L’analisi commentata da Georgieva mostra numeri da brivido per quel che riguarda le professioni a rischio AI, con una visione globale e un focus specifico basato sul tipo di “economia” dei singoli Paesi del mondo.

«Quasi il 40% dell’occupazione globale è esposta all’intelligenza artificiale […]. Nelle economie avanzate, circa il 60% dei posti di lavoro potrebbe essere influenzato dall’intelligenza artificiale […]. Nei mercati emergenti e nei paesi a basso reddito, invece, l’esposizione all’intelligenza artificiale dovrebbe essere rispettivamente del 40% e del 26%». 

Differenziazioni notevoli, su cui occorre fare un ragionamento: queste percentuali sono relative all’esposizione di molte attività lavorative all’evoluzione dell’intelligenza artificiale. Dunque, non si parla espressamente di dati legati alla “sostituzione” dell’uomo in favore della “macchina automatizzata”, ma di integrazioni. Ovviamente, non siamo ingenui: la storia del mondo ci insegna che le integrazioni, molto spesso, si trasformano in sostituzioni. In questo caso, in licenziamenti.

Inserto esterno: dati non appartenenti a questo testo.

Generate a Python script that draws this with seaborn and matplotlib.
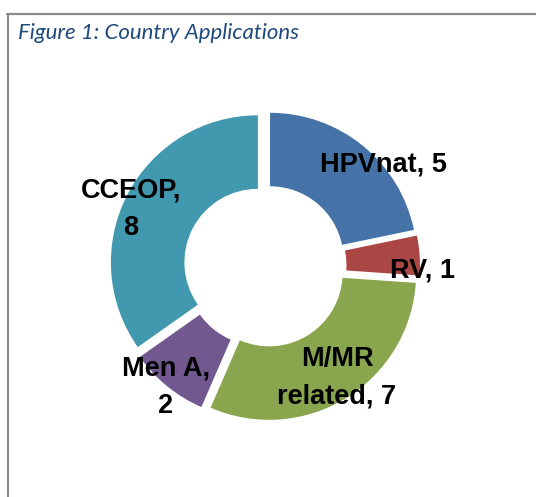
import matplotlib
matplotlib.use("Agg")  # headless
import matplotlib.pyplot as plt
from matplotlib.lines import Line2D
import seaborn as sns

sns.set_theme(style="white")
plt.rcParams["font.family"] = ["Liberation Sans", "DejaVu Sans"]

# data
programs = ["HPVnat", "RV", "M/MR\nrelated", "Men A", "CCEOP"]
applications = [5, 1, 7, 2, 8]
colors = ["#4572A7", "#AA4643", "#89A54E", "#71588F", "#4198AF"]

# label centres, pixels from the top-left of the image
label_px = [(383, 164), (422, 271), (337, 378), (166, 387), (131, 209)]
label_text = ["HPVnat, 5", "RV, 1", "M/MR\nrelated, 7", "Men A,\n2", "CCEOP,\n8"]

W, H = 536, 497
fig = plt.figure(figsize=(W / 100, H / 100), dpi=100)
ax = fig.add_axes([0, 0, 1, 1])

cx, cy, R = 265, H - 266, 147
pal = sns.color_palette(colors)
# explode is in data units (pixels here)
ax.pie(applications, colors=pal, startangle=90, counterclock=False,
       radius=R, center=(cx, cy), explode=[8] * len(applications),
       wedgeprops=dict(width=R * 0.5, linewidth=0))

for (px, py), txt in zip(label_px, label_text):
    ax.text(px, H - py, txt, ha="center", va="center", fontsize=19.5,
            fontweight="bold", color="black", linespacing=1.6)

ax.set_xlim(0, W)
ax.set_ylim(0, H)
ax.set_aspect("equal")
ax.axis("off")

# frame of the figure box (runs off the right and bottom edges)
fig.add_artist(Line2D([7.5 / W, 7.5 / W], [0, 1 - 14 / H], transform=fig.transFigure,
                      color="#8c8c8c", lw=1.6))
fig.add_artist(Line2D([7 / W, 1], [1 - 14 / H, 1 - 14 / H], transform=fig.transFigure,
                      color="#8c8c8c", lw=1.6))

fig.text(18 / W, 1 - 33 / H, "Figure 1: Country Applications", ha="left", va="center",
         fontsize=16, style="italic", color="#1F497D", family=["Lato", "DejaVu Sans"])

plt.savefig("out.png", dpi=100)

Alta esposizione e bassa complementarietà

L’analisi del Fondo Monetario Internazionale, nel valutare quali siano le professioni messe a rischio dall’intelligenza artificiale, basa lo studio su due concetti: esposizione all’AI e complementarietà all’AI. I lavori più minacciati sono quelli in cui è alta l’esposizione e bassa la complementarietà:

«Le professioni ad alta esposizione e a bassa complementarità sono ben posizionate per l’integrazione dell’AI, ma è più probabile che l’AI sostituisca i compiti umani. Ciò potrebbe portare a un calo della domanda di lavoro e a una crescita salariale più lenta per questi lavori. Gli addetti al telemarketing sono un esempio lampante».

Per tutti gli altri, il rischio è piuttosto marginale. Perché ci sono lavori ad alta complementarietà che possono prevedere un’integrazione (come chirurghi e avvocati, con l’AI in grado di dare un supporto, senza sostituirli), così come quelli a bassa esposizione (lavori manuali e “artistici”). Ovviamente, però, non si tiene conto di eventi già accaduti: redazioni giornalistiche ridotte all’osso per fare spazio ad algoritmi in grado di selezionare “notizie”, o anche ingegneri ed esperti sostituti da quelle stesse macchine utilizzate, fino a poco prima, per lo sviluppo.